Sterben für Waschpulver

Verdrängt, vergessen: Deutschland war einmal drittgrößte Walfangnation der Welt. Das ist noch nicht so lange her, wie es klingt

Es war das Jahr 1858, als der letzte Hamburger Walfänger unter Segeln ins nördliche Eismeer auslief. Deutschland verabschiedete sich vom Walfang – nach vielen Jahrzehnten, in denen das Geschäft glänzend lief. Nun aber gab es nichts mehr zu holen. Die Menschheit hatte die Grönlandwale und Nordkaper im Nordmeer fast ausgerottet. Selbst die Amerikaner wandten sich vom Walfang ab, weil die Erschließung der neu entdeckten Erdölfelder und die Verwendung von Petroleum das Walöl als klassischen Lampenbrennstoff verdrängten.

Doch was wie das Ende des Walfangs aussah, war in Wahrheit nur eine Atempause. Ausgerechnet zwei Deutsche besiegelten mit ihren Erfindungen das Schicksal der Meeressäuger. Der Bremerhavener Büchsenmacher Hermann Gerhard Cordes ersann eine schwenkbare Kanone, aus der eine Harpune verschossen werden konnte. Mit modernem Schussgerät und schnellen Fangdampfern, die nun eingesetzt wurden, konnten sogar Finnwale und Blauwale, die Könige aller Wale, erfolgreich gejagt werden. Auch die Reichweiten der Schiffe wurden größer, sie erschlossen die Antarktis als neues Jagdrevier.
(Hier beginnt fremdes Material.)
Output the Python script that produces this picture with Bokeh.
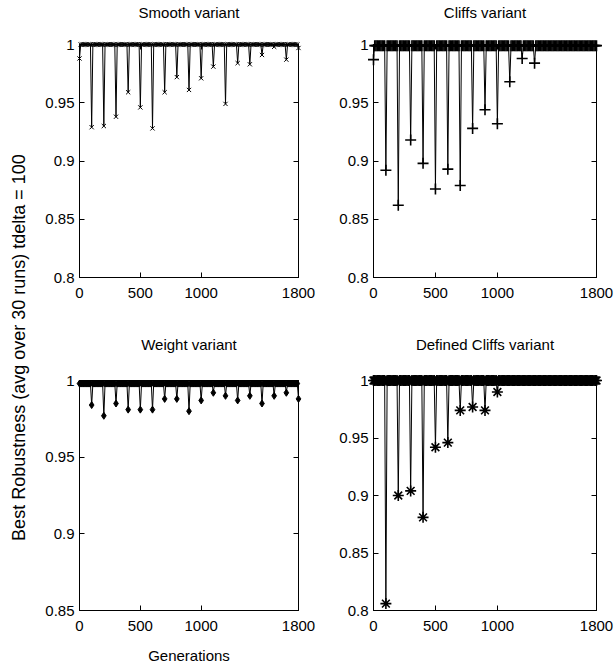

Und 1901 erfand dann der Herforder Chemiker Wilhelm Normann das erste Verfahren zur Fetthärtung. Das flüssige Walöl konnte jetzt in festes Fett umgewandelt werden, das bessere Verarbeitungseigenschaften besaß, länger gelagert werden konnte, ohne ranzig zu werden, und somit neue Absatzmöglichkeiten erschloss. Walöl wurde zum wichtigsten Grundstoff für die Herstellung von Margarine, sein Wert stieg sprunghaft an, und die Aktien norwegischer, englischer, amerikanischer und argentinischer Walfangunternehmen warfen in manchen Jahren 100 Prozent Dividende ab.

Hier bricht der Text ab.